Thursday, August 28, 2008

The Gap, The Gap, Oh, The Gap....

In his 1921 book Manhood of Humanity, Korzybski had observed the gap between the advancing scientific/technological progress and the limited social/ethical progress of mankind. Or should I say man-unkind? This gap, he posited would grow and grow and lead to more deadly future disruptions—wars, revolutions, wars, revolutions, etc.—until humanity somehow found how to consciously appropriate its time-binding potential and carry it into all areas of human life, not just science and technology. Indeed, Korzybski's desire to close the deadly gap in human affairs drove him to develop general semantics.

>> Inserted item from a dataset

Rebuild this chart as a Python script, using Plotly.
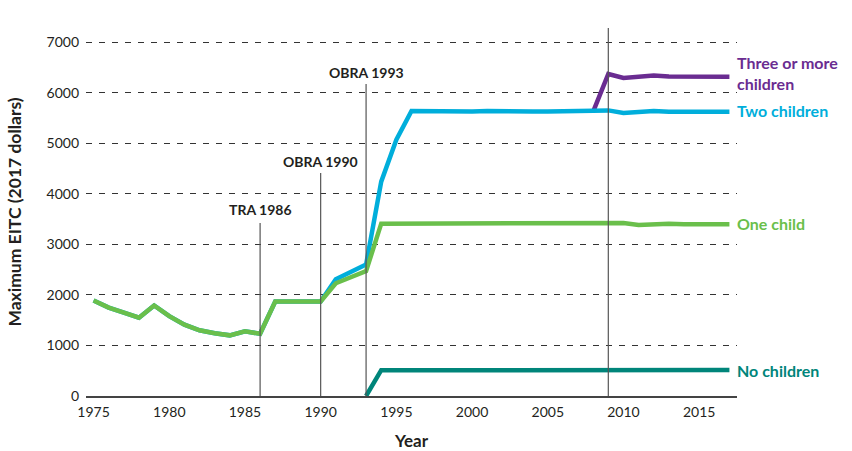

As the Second World War was coming to a close in 1944 and 1945, he felt a certain amount of ruefulness, frustration, pessimism at the waste of human life, the suffering, the destruction of Poland, the mass-murder of European Jewry, the insanity of Nazism, etc. Many people at the time felt similarly. The writer Ben Hecht, contemplating his lost Jewish 'brothers' and 'sisters', sadly expressed it like this, in his bookA Guide for the Bedeviled:
If civilization is to be measured by the progress of human rationality, we can still use the yardstick of the cynic—which is no longer than a sigh.
And yet... Korzybski wasn't inclined to say "people are bad, the world is bad, etc." and thus to sink into depression and despair. As he said 'I was born with a good liver'. He did say this: "The world is hopeless." Unless we as individuals work at changing the way we 'think' about 'things'. Then we might have some legitimate hope. Are we there yet?